Caritas Cuba, the Catholic Church's humanitarian arm, has distributed 82 per cent of an initial $3M US aid tranche to approximately 8,800 families 1. The aid moves through the Church rather than GAESA, the military business empire that controls the bulk of Cuba's import infrastructure, the routing Marco Rubio proposed at his Vatican audience with Pope Leo XIV . The distribution reaches families in the eastern provinces carrying the heaviest weight of the fuel and grid crisis.
The renewed $100M package is where the politics turn. The US has tied that larger humanitarian sum, also routed through the Church, to conditions Havana reads as regime change. Archbishop Thomas Wenski of Miami, a senior US Church figure, characterised the terms as requiring the Cuban government to surrender, the clearest signal yet that the offer is not purely humanitarian 2. Cuba has neither formally accepted nor rejected it, and no $100M shipment has departed.

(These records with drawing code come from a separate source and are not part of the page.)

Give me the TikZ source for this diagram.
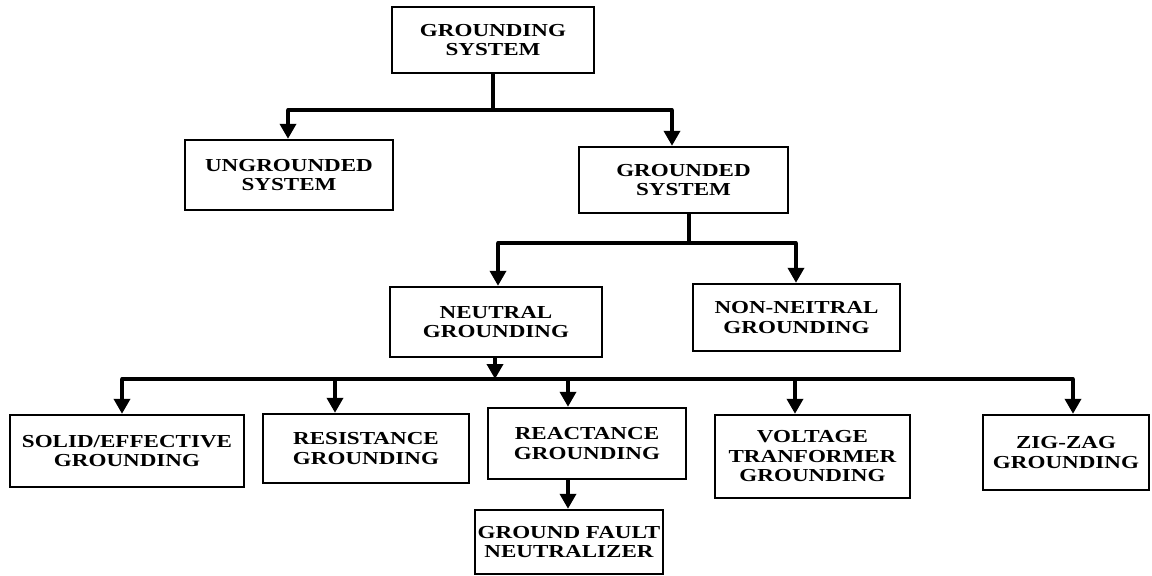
\documentclass[tikz,border=0pt]{standalone}
\usepackage{fontspec}
\newfontfamily\lblfont{Liberation Serif}[FakeStretch=1.26]
\usetikzlibrary{arrows.meta}
\begin{document}
\begin{tikzpicture}[x=1pt,y=-1pt,
  box/.style={draw=black, line width=2.4pt, fill=white, align=center, inner sep=0pt,
    font=\lblfont\bfseries\fontsize{18.3}{19.5}\selectfont},
  conn/.style={line width=3.6pt, draw=black},
  arr/.style={conn, -{Triangle[width=16pt,length=15pt]}}]
\useasboundingbox (0,0) rectangle (1152,576);
\fill[white] (0,0) rectangle (1152,576);
% boxes
\node[box, minimum width=202pt, minimum height=66pt] (gs)  at (493,40)    {GROUNDING\\SYSTEM};
\node[box, minimum width=208pt, minimum height=70pt] (ung) at (289,175)   {UNGROUNDED\\SYSTEM};
\node[box, minimum width=209pt, minimum height=66pt] (grd) at (683.5,180) {GROUNDED\\SYSTEM};
\node[box, minimum width=212pt, minimum height=70pt] (neu) at (496,322)   {NEUTRAL\\GROUNDING};
\node[box, minimum width=207pt, minimum height=67pt] (non) at (796.5,317.5) {NON-NEITRAL\\GROUNDING};
\node[box, minimum width=234pt, minimum height=72pt] (sol) at (127,451)   {SOLID/EFFECTIVE\\GROUNDING};
\node[box, minimum width=206pt, minimum height=69pt] (res) at (366,448.5) {RESISTANCE\\GROUNDING};
\node[box, minimum width=198pt, minimum height=71pt] (rea) at (587,443.5) {REACTANCE\\GROUNDING};
\node[box, minimum width=195pt, minimum height=83pt] (vol) at (812.5,456.5) {VOLTAGE\\TRANFORMER\\GROUNDING};
\node[box, minimum width=166pt, minimum height=75pt] (zig) at (1066,452.5) {ZIG-ZAG\\GROUNDING};
\node[box, minimum width=188pt, minimum height=64pt] (gfn) at (569,542)   {GROUND FAULT\\NEUTRALIZER};
% bus coordinates
\coordinate (b1)  at (493,110);
\coordinate (b1l) at (288,110);
\coordinate (b1r) at (672,110);
\coordinate (b2)  at (689,243);
\coordinate (b2l) at (498,243);
\coordinate (b2r) at (796,243);
\coordinate (b3)  at (495,379);
\coordinate (b3a) at (122,379);
\coordinate (b3b) at (335,379);
\coordinate (b3c) at (568,379);
\coordinate (b3d) at (795,379);
\coordinate (b3e) at (1073,379);
% level 1
\draw[conn] (gs.south) -- (b1);
\draw[conn, line cap=round] (b1l) -- (b1r);
\draw[arr] (b1l) -- (b1l |- ung.north);
\draw[arr] (b1r) -- (b1r |- grd.north);
% level 2
\draw[conn] (grd.south -| b2) -- (b2);
\draw[conn, line cap=round] (b2l) -- (b2r);
\draw[arr] (b2l) -- (b2l |- neu.north);
\draw[arr] (b2r) -- (b2r |- non.north);
% level 3
\draw[arr] (neu.south -| b3) -- (b3);
\draw[conn, line cap=round] (b3a) -- (b3e);
\draw[arr] (b3a) -- (b3a |- sol.north);
\draw[arr] (b3b) -- (b3b |- res.north);
\draw[arr] (b3c) -- (b3c |- rea.north);
\draw[arr] (b3d) -- (b3d |- vol.north);
\draw[arr] (b3e) -- (b3e |- zig.north);
% level 4
\draw[arr] (rea.south -| b3c) -- (b3c |- gfn.north);
\end{tikzpicture}
\end{document}
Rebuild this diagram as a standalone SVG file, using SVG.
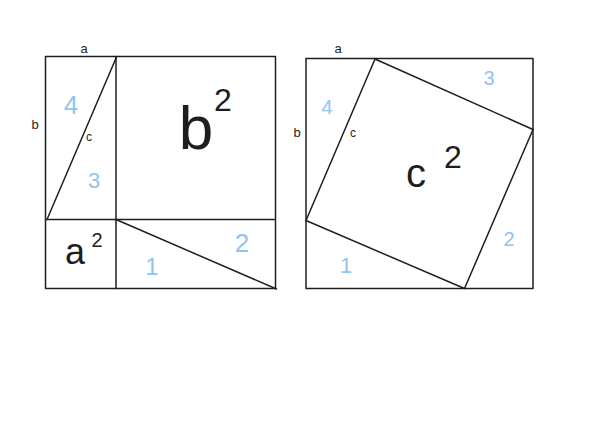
<svg xmlns="http://www.w3.org/2000/svg" width="590" height="443" viewBox="0 0 590 443">
<style>
.ln{fill:none;stroke:#1e1e1e;stroke-width:1.5;stroke-linecap:round;stroke-linejoin:round}
.k{font-family:"Liberation Sans",Arial,sans-serif;fill:#1e1e1e;text-anchor:middle}
.bl{font-family:"Liberation Sans",Arial,sans-serif;fill:#8fc3f3;text-anchor:middle}
</style>
<rect width="590" height="443" fill="#ffffff"/>
<g id="left-figure">
<g id="left-lines" class="ln">
<rect x="45.5" y="56.5" width="230" height="232"/>
<line x1="116" y1="56.5" x2="116" y2="288.5"/>
<line x1="45.5" y1="219.5" x2="275.5" y2="219.5"/>
<line x1="116.5" y1="57" x2="47" y2="219.5"/>
<line x1="116" y1="219.5" x2="276.5" y2="289"/>
</g>
<g id="left-labels">
<text class="k" x="84" y="53" font-size="13">a</text>
<text class="k" x="35" y="129" font-size="13">b</text>
<text class="k" x="89" y="141" font-size="12">c</text>
<text class="bl" x="71" y="114" font-size="26">4</text>
<text class="bl" x="94" y="188" font-size="22">3</text>
<text class="k" x="196" y="149" font-size="62">b</text>
<text class="k" x="223" y="111" font-size="32">2</text>
<text class="k" x="75" y="264" font-size="36">a</text>
<text class="k" x="97" y="247" font-size="20">2</text>
<text class="bl" x="242" y="252" font-size="26">2</text>
<text class="bl" x="152" y="275" font-size="24">1</text>
</g>
</g>
<g id="right-figure">
<g id="right-lines" class="ln">
<rect x="306" y="58.5" width="227" height="230"/>
<polygon points="375,59 533,129.5 464.5,288.5 306,220.5"/>
</g>
<g id="right-labels">
<text class="k" x="338" y="53" font-size="13">a</text>
<text class="k" x="297" y="137" font-size="13">b</text>
<text class="k" x="353" y="137" font-size="12">c</text>
<text class="bl" x="327" y="114" font-size="20">4</text>
<text class="bl" x="489" y="85" font-size="20">3</text>
<text class="bl" x="509" y="246" font-size="20">2</text>
<text class="bl" x="346" y="273" font-size="22">1</text>
<text class="k" x="416" y="187" font-size="40">c</text>
<text class="k" x="453" y="168" font-size="32">2</text>
</g>
</g>
</svg>
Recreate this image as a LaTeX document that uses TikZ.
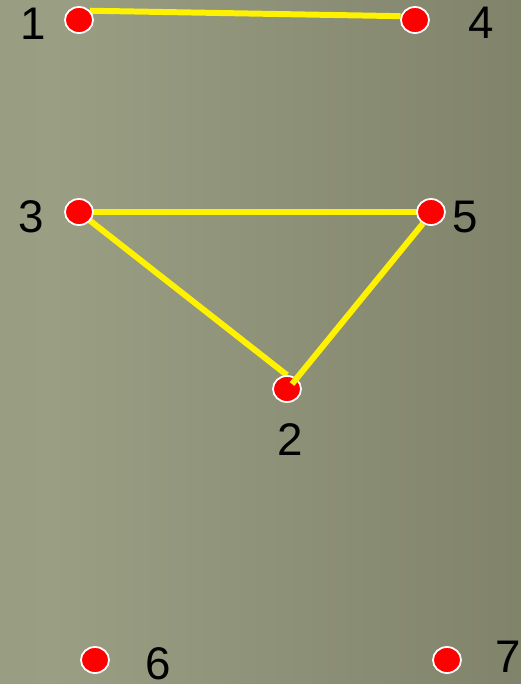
\documentclass[tikz,border=0pt]{standalone}
\usepackage{fontspec}
\setmainfont{Liberation Sans}
\usetikzlibrary{shapes.geometric, positioning, backgrounds, calc}

\definecolor{bgleft}{RGB}{146,149,123}
\definecolor{bglight}{RGB}{154,158,131}
\definecolor{bgright}{RGB}{114,117,93}
\pgfdeclarehorizontalshading{bgshade}{100bp}{%
  color(0bp)=(bgleft); color(30bp)=(bglight); color(100bp)=(bgright)}

\begin{document}
\begin{tikzpicture}[
  x=0.01cm, y=-0.01cm,
  every node/.style={font=\fontsize{13}{15}\selectfont},
  dot/.style={draw=white, line width=0.5pt, fill=red, ellipse,
    inner sep=0pt, minimum width=0.28cm, minimum height=0.26cm},
  num/.style={inner sep=0pt, text=black},
  edge/.style={draw=yellow, line width=1.7pt},
]

%% Background
\useasboundingbox (0,0) rectangle (521,684);

%% Vertices
\node[dot] (v1) at ( 79, 20) {};
\node[dot] (v4) at (415, 20) {};
\node[dot] (v3) at ( 79,212) {};
\node[dot] (v5) at (431,212) {};
\node[dot] (v2) at (287,389) {};
\node[dot] (v6) at ( 95,660) {};
\node[dot] (v7) at (447,660) {};

%% Labels
\node[num] (l1) at ( 33, 24) {1};
\node[num] (l4) at (481, 23) {4};
\node[num] (l3) at ( 31,217) {3};
\node[num] (l5) at (465,217) {5};
\node[num] (l2) at (290,440) {2};
\node[num] (l6) at (158,664) {6};
\node[num] (l7) at (508,657) {7};

%% Edges under the dots
\begin{scope}[on background layer]
  \shade[shading=bgshade] (0,0) rectangle (521,684);
  \draw[edge] (v1.40) -- (v4.165);
  \draw[edge] (v3.center) -- (v5.center);
  \draw[edge] (v3.center) -- (v2.north);
\end{scope}

%% Edge over dot 2
\coordinate (v2in) at ($(v2.center)+(5,-5)$);
\draw[edge] (v5.235) -- (v2in);

\end{tikzpicture}
\end{document}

The structure puts the Church in a narrow position. Caritas can deliver tonnes of aid to families today through a channel that keeps the state conglomerate out of the chain, which is the channel's whole design. The conditional $100M sum, by contrast, asks Havana to trade political concessions for relief, and a government that has refused to put its jailed critics on the negotiating table is not built to take that trade. Relief flows at the small scale precisely because it asks nothing; the large offer stalls because it asks for everything.